#### Given data
— Start —
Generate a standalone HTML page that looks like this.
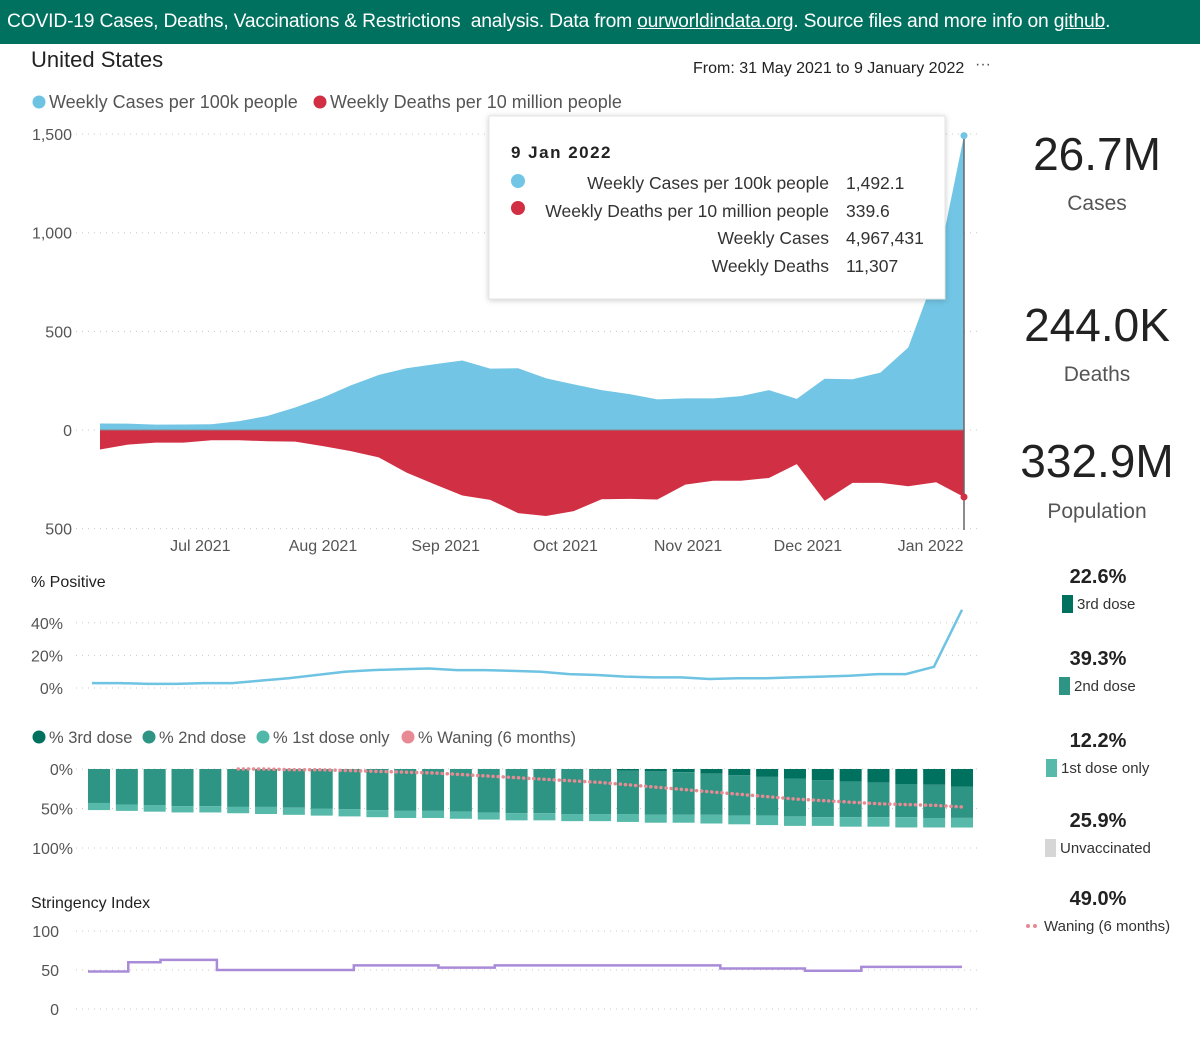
<!DOCTYPE html>
<html><head><meta charset="utf-8">
<style>
body{margin:0;width:1200px;height:1048px;background:#fff;font-family:"Liberation Sans",sans-serif;overflow:hidden;position:relative}
.hdr{position:absolute;left:0;top:0;width:1200px;height:44px;background:#00705f;color:#fff;font-size:19.3px;line-height:43px;padding-left:7px;box-sizing:border-box;white-space:nowrap;letter-spacing:-0.2px}
.hdr u{cursor:pointer}
svg{position:absolute;left:0;top:0}
text{font-family:"Liberation Sans",sans-serif}
</style></head><body>
<div class="hdr">COVID-19 Cases, Deaths, Vaccinations &amp; Restrictions&nbsp; analysis. Data from <u>ourworldindata.org</u>. Source files and more info on <u>github</u>.</div>
<svg id="s" width="1200" height="1048"></svg>
<script>
const cases=[33,32,27,28,29,45,71,114,165,226,279,313,333,352,311,313,262,231,202,182,155,160,160,172,202,158,260,257,291,418,800,1492.1];
const deaths=[99,74,64,64,52,52,57,59,82,107,139,216,275,332,354,421,436,411,351,349,352,277,257,257,243,173,359,268,268,285,265,339.6];
const positive=[3,3,2.5,2.5,3,3,4.5,6,8,10,11,11.5,12,11,11,10.5,10,8.5,8,7,6.5,6.5,5.5,6,6,6.5,7,7.5,8.5,8.5,13,48];
const firstDose=[52,53,54,55,55,56,57,58,59,60,61,62,62,63,64,65,65,66,66,67,68,68,69,70,71,72,72,73,73,74,74,74.1];
const secondDose=[43,45,46,47,47,48,48,49,50,51,52,53,53,54,55,56,56,57,57,57,58,58,58,59,59,60,61,61,61,61,62,61.9];
const thirdDose=[0,0,0,0,0,0,0,0,0,0,0,0,0,0,0,0,0,0,1,2,3,4,6,8,10,12,14,16,17,19,20,22.6];
const waning=[null,null,null,null,null,0,0,1,1,2,3,4,5,7,9,11,13,15,17,20,23,26,29,32,35,38,40,42,44,45,46,48];
const stringDays=[0,10,18,32,66,87,101,157,178,192];
const stringVals=[48,60,63,50,56,53,56,52,49,54];
const stringEnd=217;
const monthLabels=["Jul 2021","Aug 2021","Sep 2021","Oct 2021","Nov 2021","Dec 2021","Jan 2022"];
const monthPos=[3.6,8.0,12.4,16.7,21.1,25.4,29.8];
const mainTicks=[1500,1000,500,0,-500];
const posTicks=[0,20,40];
const vacTicks=[0,50,100];
const strTicks=[0,50,100];

const S=document.getElementById('s');const NS='http://www.w3.org/2000/svg';
function el(t,a,txt){const e=document.createElementNS(NS,t);for(const k in a)e.setAttribute(k,a[k]);if(txt!==undefined)e.textContent=txt;S.appendChild(e);return e;}
const N=cases.length;
const X=i=>100+i*(864/(N-1));
const Ym=v=>430-v*0.1973;
function grid(y,x1,x2){const g=el('line',{x1:x1,x2:x2,y1:y,y2:y,stroke:'#c8c8c8','stroke-dasharray':'1 5','stroke-width':1});}
let t=el('text',{x:31,y:67,'font-size':22,fill:'#222'},'United States');
t=el('text',{x:693,y:73,'font-size':16,fill:'#222'},'From: 31 May 2021 to 9 January 2022');
t=el('text',{x:975,y:69,'font-size':16,fill:'#555'},'···');
el('circle',{cx:39,cy:102,r:6.5,fill:'#6ec3e3'});
t=el('text',{x:49,y:108,'font-size':18,fill:'#555'},'Weekly Cases per 100k people');
el('circle',{cx:320,cy:102,r:6.5,fill:'#d32f43'});
t=el('text',{x:330,y:108,'font-size':18,fill:'#555'},'Weekly Deaths per 10 million people');
mainTicks.forEach(v=>{const y=Ym(v);grid(y,76,980);const l=el('text',{x:72,y:y+6,'font-size':16,fill:'#555','text-anchor':'end'},Math.abs(v).toLocaleString('en-US'));});
let d='M'+X(0)+','+Ym(0);cases.forEach((v,i)=>d+=' L'+X(i)+','+Ym(v));d+=' L'+X(N-1)+','+Ym(0)+'Z';
let p=el('path',{d:d,fill:'#72c5e4'});
d='M'+X(0)+','+Ym(0);deaths.forEach((v,i)=>d+=' L'+X(i)+','+Ym(-v));d+=' L'+X(N-1)+','+Ym(0)+'Z';
p=el('path',{d:d,fill:'#d13044'});
el('line',{x1:X(0),x2:X(N-1),y1:Ym(0),y2:Ym(0),stroke:'#888','stroke-width':1});
let h=el('line',{x1:X(N-1),x2:X(N-1),y1:Ym(cases[N-1]),y2:530,stroke:'#666','stroke-width':1.5});
el('circle',{cx:X(N-1),cy:Ym(cases[N-1]),r:3.5,fill:'#72c5e4'});
el('circle',{cx:X(N-1),cy:Ym(-deaths[N-1]),r:3.5,fill:'#d13044'});
monthLabels.forEach((m,i)=>{const l=el('text',{x:X(monthPos[i]),y:551,'font-size':16,fill:'#555','text-anchor':'middle'},m);});
const tg=el('g',{});
el('rect',{x:489,y:116,width:456,height:183,fill:'#fff',stroke:'#e6e6e6',style:'filter:drop-shadow(0 1px 3px rgba(0,0,0,0.2))'});
el('text',{x:511,y:158,'font-size':17,'font-weight':'bold',fill:'#222','letter-spacing':'1.5'},'9 Jan 2022');
el('circle',{cx:518,cy:181,r:7,fill:'#72c5e4'});el('circle',{cx:518,cy:208,r:7,fill:'#d13044'});
[['Weekly Cases per 100k people','1,492.1',189],['Weekly Deaths per 10 million people','339.6',217],['Weekly Cases','4,967,431',244],['Weekly Deaths','11,307',272]].forEach(r=>{el('text',{x:829,y:r[2],'font-size':17.5,fill:'#333','text-anchor':'end'},r[0]);el('text',{x:846,y:r[2],'font-size':17.5,fill:'#333'},r[1]);});
[['26.7M','Cases',170,210],['244.0K','Deaths',341,381],['332.9M','Population',477,518]].forEach(k=>{let a=el('text',{x:1097,y:k[2],'font-size':46,fill:'#222','text-anchor':'middle'},k[0]);el('text',{x:1097,y:k[3],'font-size':21,fill:'#555','text-anchor':'middle'},k[1]);});
t=el('text',{x:31,y:587,'font-size':16,fill:'#222'},'% Positive');
const Yp=v=>688-v*1.63;const Xp=i=>92+i*(870/(N-1));
posTicks.forEach(v=>{grid(Yp(v),76,980);el('text',{x:63,y:Yp(v)+6,'font-size':16,fill:'#555','text-anchor':'end'},v+'%');});
p=el('polyline',{points:positive.map((v,i)=>Xp(i)+','+Yp(v)).join(' '),fill:'none',stroke:'#6ec3e3','stroke-width':2.5});
[['#00705f','% 3rd dose',31],['#2e9483','% 2nd dose',141],['#4fb8a8','% 1st dose only',255],['#e88a93','% Waning (6 months)',400]].forEach(l=>{el('circle',{cx:l[2]+8,cy:737,r:6.5,fill:l[0]});let a=el('text',{x:l[2]+18,y:743,'font-size':16.5,fill:'#555'},l[1]);});
const Yv=v=>769+v*0.79;const Xv=i=>99+i*(863/(N-1));
vacTicks.forEach(v=>{grid(Yv(v),76,980);el('text',{x:73,y:Yv(v)+6,'font-size':16,fill:'#555','text-anchor':'end'},v+'%');});
for(let i=0;i<N;i++){const x=Xv(i)-11;
 let r=el('rect',{x:x,y:Yv(0),width:22,height:thirdDose[i]*0.79,fill:'#00705f'});
 r=el('rect',{x:x,y:Yv(thirdDose[i]),width:22,height:(secondDose[i]-thirdDose[i])*0.79,fill:'#2e9483'});
 r=el('rect',{x:x,y:Yv(secondDose[i]),width:22,height:(firstDose[i]-secondDose[i])*0.79,fill:'#56b9a9'});}
const wp=[];waning.forEach((v,i)=>{if(v!==null)wp.push(Xv(i)+','+Yv(v));});
p=el('polyline',{points:wp.join(' '),fill:'none',stroke:'#e88a93','stroke-width':3.5,'stroke-dasharray':'0.1 5','stroke-linecap':'round'});
[['22.6%','3rd dose','#00705f',583,1062],['39.3%','2nd dose','#2e9483',665,1059],['12.2%','1st dose only','#56b9a9',747,1046],['25.9%','Unvaccinated','#d6d6d6',827,1045]].forEach(k=>{el('text',{x:1098,y:k[3],'font-size':20,'font-weight':'bold',fill:'#222','text-anchor':'middle'},k[0]);el('rect',{x:k[4],y:k[3]+12,width:11,height:18,fill:k[2]});let a=el('text',{x:k[4]+15,y:k[3]+26,'font-size':15,fill:'#333'},k[1]);});
el('text',{x:1098,y:905,'font-size':20,'font-weight':'bold',fill:'#222','text-anchor':'middle'},'49.0%');
el('circle',{cx:1028,cy:926,r:2,fill:'#e88a93'});el('circle',{cx:1035,cy:926,r:2,fill:'#e88a93'});
el('text',{x:1044,y:931,'font-size':15,fill:'#333'},'Waning (6 months)');
t=el('text',{x:31,y:908,'font-size':16,fill:'#222'},'Stringency Index');
const Ys=v=>1009-v*0.78;const Xs=dd=>88+dd*(874/stringEnd);
strTicks.forEach(v=>{grid(Ys(v),76,980);el('text',{x:59,y:Ys(v)+6,'font-size':16,fill:'#555','text-anchor':'end'},v);});
let sp=[];stringDays.forEach((dd,i)=>{const nx=i+1<stringDays.length?stringDays[i+1]:stringEnd;sp.push(Xs(dd)+','+Ys(stringVals[i]));sp.push(Xs(nx)+','+Ys(stringVals[i]));});
p=el('polyline',{points:sp.join(' '),fill:'none',stroke:'#a98bd8','stroke-width':2.5});
</script>
</body></html>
— End —
#### Stated task
Each line from the top of the material through the line containing "const strTicks=[0,50,100];" should be reproduced exactly; please drop any images.

#### Expected answer
Generate a standalone HTML page that looks like this.
<!DOCTYPE html>
<html><head><meta charset="utf-8">
<style>
body{margin:0;width:1200px;height:1048px;background:#fff;font-family:"Liberation Sans",sans-serif;overflow:hidden;position:relative}
.hdr{position:absolute;left:0;top:0;width:1200px;height:44px;background:#00705f;color:#fff;font-size:19.3px;line-height:43px;padding-left:7px;box-sizing:border-box;white-space:nowrap;letter-spacing:-0.2px}
.hdr u{cursor:pointer}
svg{position:absolute;left:0;top:0}
text{font-family:"Liberation Sans",sans-serif}
</style></head><body>
<div class="hdr">COVID-19 Cases, Deaths, Vaccinations &amp; Restrictions&nbsp; analysis. Data from <u>ourworldindata.org</u>. Source files and more info on <u>github</u>.</div>
<svg id="s" width="1200" height="1048"></svg>
<script>
const cases=[33,32,27,28,29,45,71,114,165,226,279,313,333,352,311,313,262,231,202,182,155,160,160,172,202,158,260,257,291,418,800,1492.1];
const deaths=[99,74,64,64,52,52,57,59,82,107,139,216,275,332,354,421,436,411,351,349,352,277,257,257,243,173,359,268,268,285,265,339.6];
const positive=[3,3,2.5,2.5,3,3,4.5,6,8,10,11,11.5,12,11,11,10.5,10,8.5,8,7,6.5,6.5,5.5,6,6,6.5,7,7.5,8.5,8.5,13,48];
const firstDose=[52,53,54,55,55,56,57,58,59,60,61,62,62,63,64,65,65,66,66,67,68,68,69,70,71,72,72,73,73,74,74,74.1];
const secondDose=[43,45,46,47,47,48,48,49,50,51,52,53,53,54,55,56,56,57,57,57,58,58,58,59,59,60,61,61,61,61,62,61.9];
const thirdDose=[0,0,0,0,0,0,0,0,0,0,0,0,0,0,0,0,0,0,1,2,3,4,6,8,10,12,14,16,17,19,20,22.6];
const waning=[null,null,null,null,null,0,0,1,1,2,3,4,5,7,9,11,13,15,17,20,23,26,29,32,35,38,40,42,44,45,46,48];
const stringDays=[0,10,18,32,66,87,101,157,178,192];
const stringVals=[48,60,63,50,56,53,56,52,49,54];
const stringEnd=217;
const monthLabels=["Jul 2021","Aug 2021","Sep 2021","Oct 2021","Nov 2021","Dec 2021","Jan 2022"];
const monthPos=[3.6,8.0,12.4,16.7,21.1,25.4,29.8];
const mainTicks=[1500,1000,500,0,-500];
const posTicks=[0,20,40];
const vacTicks=[0,50,100];
const strTicks=[0,50,100];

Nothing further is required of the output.